Harryadin mengatakan, kontribusi transportasi online kepada perekonomian Indonesia mencapai 19,9 triliun per tahun. Angka ini terus meningkat.

Saat ini, kata Harryadin, sudah ada lebih dari 1 juta pengemudi ojek online di kawasan Sudirman dan Thamrin, Jakarta. Sementara itu, ada 600 ribu order makanan setiap harinya.

"Itu menunjukkan betapa pesatnya kontribusi yag diberikan oleh industri ini. Menjadi aneh kalau tidak segera secara proaktif diatur oleh pemerintah," kata Harryadin.

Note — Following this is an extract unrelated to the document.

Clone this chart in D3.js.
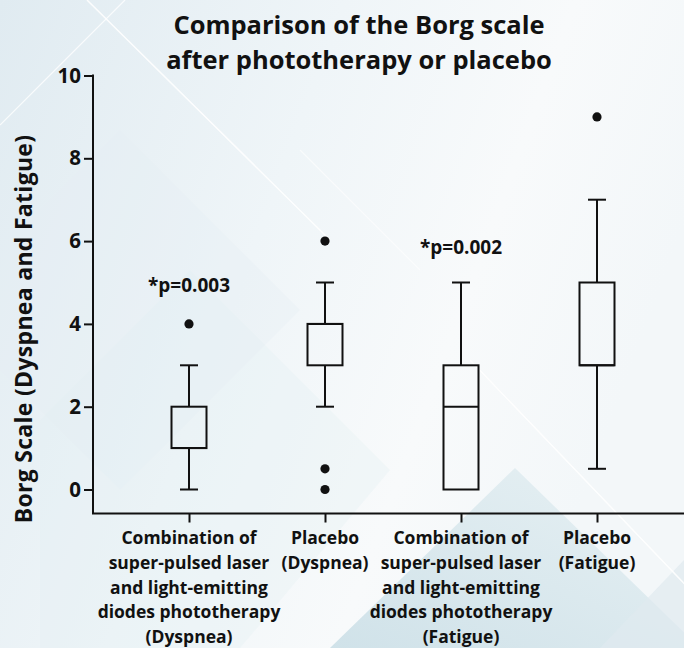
<!DOCTYPE html>
<html>
<head>
<meta charset="utf-8">
<script src="https://cdn.jsdelivr.net/npm/d3@7"></script>
<style>
  html, body { margin: 0; padding: 0; background: #fff; }
  svg { display: block; }
  text { font-family: "Open Sans", "Noto Sans", sans-serif; font-weight: 700; fill: #111; }
</style>
</head>
<body>
<svg id="chart" width="684" height="648"></svg>
<script>
// ---------- data ----------
const categories = ["Laser+LED (Dyspnea)", "Placebo (Dyspnea)", "Laser+LED (Fatigue)", "Placebo (Fatigue)"];
const categoryLines = [
  ["Combination of", "super-pulsed laser", "and light-emitting", "diodes phototherapy", "(Dyspnea)"],
  ["Placebo", "(Dyspnea)"],
  ["Combination of", "super-pulsed laser", "and light-emitting", "diodes phototherapy", "(Fatigue)"],
  ["Placebo", "(Fatigue)"]
];
const whiskerLow  = [0, 2, 0, 0.5];
const q1          = [1, 3, 0, 3];
const median      = [1, 4, 2, 3];
const q3          = [2, 4, 3, 5];
const whiskerHigh = [3, 5, 5, 7];
const outliers    = [[4], [6, 0.5, 0], [], [9]];
const pLabels     = ["*p=0.003", null, "*p=0.002", null];
const pLabelValue = [4.78, null, 5.68, null];
const yTicks      = [0, 2, 4, 6, 8, 10];
const titleLines  = ["Comparison of the Borg scale", "after phototherapy or placebo"];
const yTitle      = "Borg Scale (Dyspnea and Fatigue)";

// ---------- setup ----------
const W = 684, H = 648;
const svg = d3.select("#chart");

// background
const defs = svg.append("defs");
const bg = defs.append("linearGradient").attr("id", "bg").attr("x1", 0).attr("y1", 0).attr("x2", 1).attr("y2", 0.35);
bg.append("stop").attr("offset", "0%").attr("stop-color", "#e0ebf1");
bg.append("stop").attr("offset", "45%").attr("stop-color", "#eff5f8");
bg.append("stop").attr("offset", "75%").attr("stop-color", "#f8fafb");
bg.append("stop").attr("offset", "100%").attr("stop-color", "#f3f7f9");
const tri = defs.append("linearGradient").attr("id", "tri").attr("x1", 0).attr("y1", 1).attr("x2", 1).attr("y2", 0);
tri.append("stop").attr("offset", "0%").attr("stop-color", "#c9dee6");
tri.append("stop").attr("offset", "100%").attr("stop-color", "#e6f0f3");

svg.append("rect").attr("width", W).attr("height", H).attr("fill", "url(#bg)");
const deco = svg.append("g");
deco.append("path").attr("d", "M0,250 L120,130 L300,310 L120,490 L0,370 Z").attr("fill", "#e4eef3").attr("opacity", 0.35);
deco.append("path").attr("d", "M40,420 L190,270 L390,470 L240,648 L40,648 Z").attr("fill", "#e2edf2").attr("opacity", 0.3);
deco.append("path").attr("d", "M330,648 L515,468 L700,648 Z").attr("fill", "url(#tri)").attr("opacity", 0.85);
deco.append("path").attr("d", "M600,648 L684,560 L684,648 Z").attr("fill", "#dfeaef").attr("opacity", 0.7);
deco.append("line").attr("x1", 87).attr("y1", 0).attr("x2", 330).attr("y2", 240).attr("stroke", "#fff").attr("stroke-width", 1.5).attr("opacity", 0.9);
deco.append("line").attr("x1", 0).attr("y1", 125).attr("x2", 125).attr("y2", 0).attr("stroke", "#fff").attr("stroke-width", 1.2).attr("opacity", 0.8);
deco.append("line").attr("x1", 470).attr("y1", 360).attr("x2", 700).attr("y2", 600).attr("stroke", "#fff").attr("stroke-width", 1.5).attr("opacity", 0.9);
deco.append("line").attr("x1", 300).attr("y1", 150).attr("x2", 420).attr("y2", 270).attr("stroke", "#fff").attr("stroke-width", 1.2).attr("opacity", 0.6);

// scales
const y = d3.scaleLinear().domain([0, 10]).range([489.5, 75.5]);
const yMin = -0.58;
const x = d3.scalePoint().domain(categories).range([189, 597]);
const axisX0 = 93, axisX1 = 684;
const boxW = 35, capW = 18;
const ink = "#111";

// y axis
const yAxis = svg.append("g").attr("transform", `translate(${axisX0},0)`)
  .call(d3.axisLeft(y).tickValues(yTicks).tickSize(9).tickPadding(3).tickFormat(d3.format("d")));
yAxis.select(".domain").remove();
yAxis.selectAll(".tick line").attr("stroke", ink).attr("stroke-width", 2);
yAxis.selectAll(".tick text").attr("font-size", 20.5).attr("font-family", null).attr("fill", ink);
svg.append("line").attr("x1", axisX0).attr("x2", axisX0).attr("y1", y(10) - 1).attr("y2", y(yMin))
  .attr("stroke", ink).attr("stroke-width", 2);

// x axis
const xAxisY = y(yMin);
const xAxis = svg.append("g").attr("transform", `translate(0,${xAxisY})`)
  .call(d3.axisBottom(x).tickSize(9).tickFormat(""));
xAxis.select(".domain").remove();
xAxis.selectAll(".tick line").attr("stroke", ink).attr("stroke-width", 2);
svg.append("line").attr("x1", axisX0 - 1).attr("x2", axisX1).attr("y1", xAxisY).attr("y2", xAxisY)
  .attr("stroke", ink).attr("stroke-width", 2);

// category labels
categories.forEach((c, i) => {
  const t = svg.append("text").attr("text-anchor", "middle").attr("font-size", 17.5);
  categoryLines[i].forEach((ln, j) => {
    t.append("tspan").attr("x", x(c)).attr("y", 544 + j * 24.8).text(ln);
  });
});

// boxes
const g = svg.append("g").attr("fill", "none").attr("stroke", ink).attr("stroke-width", 2);
categories.forEach((c, i) => {
  const cx = x(c);
  if (whiskerHigh[i] > q3[i]) {
    g.append("line").attr("x1", cx).attr("x2", cx).attr("y1", y(q3[i])).attr("y2", y(whiskerHigh[i]));
    g.append("line").attr("x1", cx - capW / 2).attr("x2", cx + capW / 2).attr("y1", y(whiskerHigh[i])).attr("y2", y(whiskerHigh[i]));
  }
  if (whiskerLow[i] < q1[i]) {
    g.append("line").attr("x1", cx).attr("x2", cx).attr("y1", y(q1[i])).attr("y2", y(whiskerLow[i]));
    g.append("line").attr("x1", cx - capW / 2).attr("x2", cx + capW / 2).attr("y1", y(whiskerLow[i])).attr("y2", y(whiskerLow[i]));
  }
  g.append("rect").attr("x", cx - boxW / 2).attr("y", y(q3[i])).attr("width", boxW)
    .attr("height", y(q1[i]) - y(q3[i])).attr("fill", "none");
  g.append("line").attr("x1", cx - boxW / 2).attr("x2", cx + boxW / 2).attr("y1", y(median[i])).attr("y2", y(median[i]));
  outliers[i].forEach(v => {
    svg.append("circle").attr("cx", cx).attr("cy", y(v)).attr("r", 4.6).attr("fill", ink);
  });
  if (pLabels[i]) {
    svg.append("text").attr("x", cx).attr("y", y(pLabelValue[i])).attr("text-anchor", "middle")
      .attr("font-size", 19).text(pLabels[i]);
  }
});

// title
const title = svg.append("text").attr("text-anchor", "middle").attr("font-size", 25.5);
titleLines.forEach((ln, j) => title.append("tspan").attr("x", 359).attr("y", 34 + j * 35).text(ln));

// y title
svg.append("text").attr("transform", "translate(32,329) rotate(-90)").attr("text-anchor", "middle")
  .attr("font-size", 23).attr("letter-spacing", 0.3).text(yTitle);
</script>
</body>
</html>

Ekonom senior Ichsanuddin Noorsy mengatakan keberadaan regulasi pemerintah dibutuhkan untuk mencegah terjadinya perang tarif antar penyedia jasa layanan transportasi online. Berkaca dari peristiwa yang terjadi di China, perang tarif transportasi online akan memunculkan sistem perbudakan modern.

"Ketika Uber mulai masuk ke negara-negara maju bahkan bertarung di China habis-habisan, The New York Times menganalisis korelasi antara industri otomotif, keuangan, dan Uber. Dan mereka melihat bahwa model tranportasi online itu adalah a part of modern slavery system," ungkap Ichsanuddin.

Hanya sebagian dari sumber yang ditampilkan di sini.